Most notably, the affidavit detailed a hit squad that carried out the murder of Jimmy Mohlala in January 2009, death which culminated in the wide circulation of Josh's affidavit. Josh named his alleged co-conspirators – Edgar Muzai, Rogers Ndlovu, Ralph Muzenda and Armando Ferreira – and claimed that after the murder, he was paid a deposit of R100,000. He further alleged that the four co-conspirators were later executed at Elandshoek farm, in the presence of Mabuza and Motaung, to eliminate witnesses. It also alleged the assassination of former Govan Mbeki Local Municipality Chief Financial Officer (CFO) Joshua Ntshuhle, who was killed in 2005 before he was scheduled to testify in a corruption trial involving the municipality's marketing manager Sigudla. Ntshuhle's car was allegedly driven to Malawi to create the illusion that he had fled.

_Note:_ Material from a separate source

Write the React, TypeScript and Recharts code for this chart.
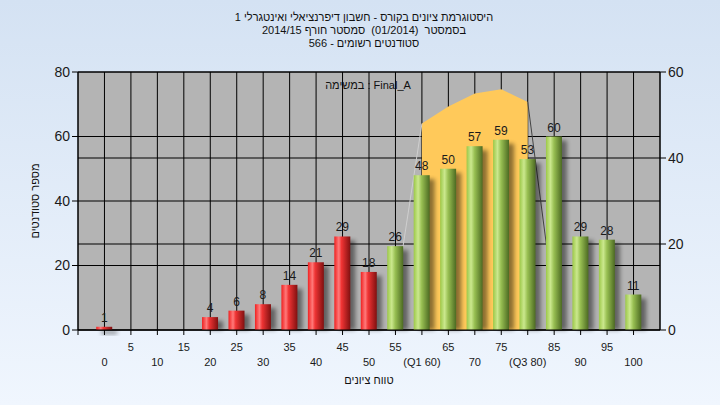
import { ComposedChart, Bar, Area, Line, XAxis, YAxis, CartesianGrid, LabelList } from 'recharts';

const titleLines = [
  'היסטוגרמת ציונים בקורס - חשבון דיפרנציאלי ואינטגרלי 1',
  'בסמסטר  (01/2014)  סמסטר חורף 2014/15',
  'סטודנטים רשומים - 566',
];
const taskLabel = 'במשימה : Final_A';
const xTitle = 'טווח ציונים';
const yTitle = 'מספר סטודנטים';

const scores = [0, 5, 10, 15, 20, 25, 30, 35, 40, 45, 50, 55, 60, 65, 70, 75, 80, 85, 90, 95, 100];
const counts = [1, 0, 0, 0, 4, 6, 8, 14, 21, 29, 18, 26, 48, 50, 57, 59, 53, 60, 29, 28, 11];
// curve on the right axis, only around the quartiles
const density = [null, null, null, null, null, null, null, null, null, null, null, 8, 48, 52, 55, 56, 53, 6, null, null, null];

const passMark = 55;
const q1 = 60;
const q3 = 80;

const xTicks = [-5, 0, 5, 10, 15, 20, 25, 30, 35, 40, 45, 50, 55, 60, 65, 70, 75, 80, 85, 90, 95, 100];
const leftTicks = [0, 20, 40, 60, 80];
const rightTicks = [0, 20, 40, 60];

const data = scores.map((s, i) => ({
  score: s,
  count: counts[i],
  band: s >= q1 && s <= q3 ? density[i] : null,
  edgeLow: s >= q1 - 5 && s <= q1 ? density[i] : null,
  edgeHigh: s >= q3 && s <= q3 + 5 ? density[i] : null,
}));

const font = '"Liberation Sans", Arial, sans-serif';

function CylinderBar(props: any) {
  const { x, y, width, height, payload } = props;
  if (!height || height <= 0) return null;
  const red = payload.score < passMark;
  const sh = height > 6 ? height - 4 : height;
  return (
    <g>
      <rect x={x + 5} y={y + 4} width={width} height={sh} fill="#000" opacity={0.45} filter="url(#barShadow)" />
      <rect x={x} y={y} width={width} height={height} fill={red ? 'url(#redGrad)' : 'url(#greenGrad)'} />
    </g>
  );
}

function XTick(props: any) {
  const { x, y, payload } = props;
  const v = payload.value;
  if (v < 0) return null;
  const low = v % 10 === 0;
  let label = String(v);
  if (v === q1) label = `(Q1 ${v})`;
  if (v === q3) label = `(Q3 ${v})`;
  return (
    <text x={x} y={y} dy={low ? 29 : 14} textAnchor="middle" fontSize={11} fill="#1a1a1a" fontFamily={font}>
      {label}
    </text>
  );
}

export default function App() {
  return (
    <div
      style={{
        position: 'absolute',
        left: 0,
        top: 0,
        width: 720,
        height: 405,
        background: 'linear-gradient(180deg, #d4e2f3 0%, #f0f6fe 100%)',
        fontFamily: font,
      }}
    >
      <svg width={0} height={0} style={{ position: 'absolute' }}>
        <defs>
          <linearGradient id="redGrad" x1="0" y1="0" x2="1" y2="0">
            <stop offset="0%" stopColor="#f02020" />
            <stop offset="28%" stopColor="#ff7a7a" />
            <stop offset="45%" stopColor="#f03434" />
            <stop offset="100%" stopColor="#801010" />
          </linearGradient>
          <linearGradient id="greenGrad" x1="0" y1="0" x2="1" y2="0">
            <stop offset="0%" stopColor="#9cc848" />
            <stop offset="28%" stopColor="#cbe88e" />
            <stop offset="50%" stopColor="#98bf52" />
            <stop offset="100%" stopColor="#4c6a22" />
          </linearGradient>
          <filter id="barShadow" x="-50%" y="-50%" width="200%" height="200%">
            <feGaussianBlur stdDeviation="2" />
          </filter>
        </defs>
      </svg>

      <div
        style={{ position: 'absolute', left: 0, top: 11, width: 728, textAlign: 'center', fontSize: 11, lineHeight: '13px', color: '#111', whiteSpace: 'pre' }}
        dir="rtl"
      >
        {titleLines.map((t) => (
          <div key={t}>{t}</div>
        ))}
      </div>

      <ComposedChart width={720} height={405} data={data} margin={{ top: 72, right: 0, bottom: 35, left: 0 }}>
        <CartesianGrid yAxisId="left" fill="#b4b4b4" stroke="#000" strokeOpacity={1} />
        <CartesianGrid yAxisId="right" vertical={false} stroke="#000" strokeOpacity={1} />
        <XAxis
          type="number"
          dataKey="score"
          domain={[-5, 105]}
          ticks={xTicks}
          interval={0}
          allowDataOverflow
          height={40}
          tickSize={5}
          stroke="#000"
          tick={<XTick />}
        />
        <YAxis
          yAxisId="left"
          domain={[0, 80]}
          ticks={leftTicks}
          width={78}
          tickSize={6}
          stroke="#000"
          tick={{ fontSize: 14, fill: '#1a1a1a', fontFamily: font }}
        />
        <YAxis
          yAxisId="right"
          orientation="right"
          domain={[0, 60]}
          ticks={rightTicks}
          width={60}
          tickSize={6}
          stroke="#000"
          tick={{ fontSize: 14, fill: '#1a1a1a', fontFamily: font, textAnchor: 'start' }}
        />
        <Area
          yAxisId="right"
          dataKey="band"
          type="linear"
          fill="#ffc95a"
          fillOpacity={1}
          stroke="none"
          isAnimationActive={false}
          dot={false}
          activeDot={false}
          zIndex={100}
        />
        <Line
          yAxisId="right"
          dataKey="edgeLow"
          type="linear"
          stroke="#cfcfcf"
          strokeWidth={1}
          dot={false}
          activeDot={false}
          isAnimationActive={false}
          zIndex={200}
        />
        <Line
          yAxisId="right"
          dataKey="edgeHigh"
          type="linear"
          stroke="#444"
          strokeWidth={1}
          dot={false}
          activeDot={false}
          isAnimationActive={false}
          zIndex={200}
        />
        <Bar yAxisId="left" dataKey="count" barSize={16} shape={<CylinderBar />} isAnimationActive={false} zIndex={300}>
          <LabelList
            dataKey="count"
            position="top"
            offset={5}
            fontSize={12}
            fill="#1a1a1a"
            fontFamily={font}
            formatter={(v: any) => (v ? v : '')}
          />
        </Bar>
      </ComposedChart>

      <div style={{ position: 'absolute', left: 268, top: 79, width: 200, textAlign: 'center', fontSize: 11, color: '#111', whiteSpace: 'pre' }} dir="ltr">
        {taskLabel}
      </div>
      <div style={{ position: 'absolute', left: 269, top: 374, width: 200, textAlign: 'center', fontSize: 11, color: '#111' }} dir="rtl">
        {xTitle}
      </div>
      <div
        style={{
          position: 'absolute',
          left: 35,
          top: 201,
          width: 120,
          marginLeft: -60,
          marginTop: -8,
          textAlign: 'center',
          fontSize: 11,
          lineHeight: '16px',
          color: '#111',
          transform: 'rotate(-90deg)',
        }}
        dir="rtl"
      >
        {yTitle}
      </div>
    </div>
  );
}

===Police response and dispute===
The affidavit triggered a storm of media coverage and public debate. On 8 March 2010, Mpumalanga Provincial Police Commissioner, Thulani Ntobela, confirmed that police had received the affidavit from Nkambule, but emphasized that investigations had failed to locate Josh. "We have been unable to get cooperation from people who claim to know Josh," he said. Police spokesperson Leonard Hlathi added, "We don't have a person called Josh."

The day before, on 7 March 2010, The Sunday Independent reported that Nkambule claimed Josh was unable to meet police because he had to attend his mother's funeral in Mozambique. Nkambule said police agreed to let Josh mourn in peace, but police denied this version. On 25 April 2010, the Sunday Times led another piece on Josh, claiming that Josh had met with a Pretoria High Court judge and seven senior officials at the Nerston border post, where Josh reportedly made a 15-page handwritten confession naming high-profile political and business figures as the masterminds behind the killings. The police arrested Nkambule and charged him with fraud and defeating the ends of justice, on grounds that he had fabricated the affidavit. Soon after Nkambule's arrest, Josh reportedly vanished into Eswatini and was later reported to be someone who had also died.

"We are eagerly awaiting the start of the trial because this man (Nkambule) has made many defamatory allegations against the premier," one of David Mabuza's supporters told journalists outside the Nelspruit Magistrates Court as Nkambule made one of his appearances on 11 July 2010 on fraud charges. "The case will provide answers to a number of mysteries and our premier's good name will be cleared"., Sowetan, 12 July 2010

Nkambule died on 7 October 2010 at his home in Barberton, allegedly from poisoning, becoming the 10th person involved in the Mpumalanga political saga to die under mysterious circumstances.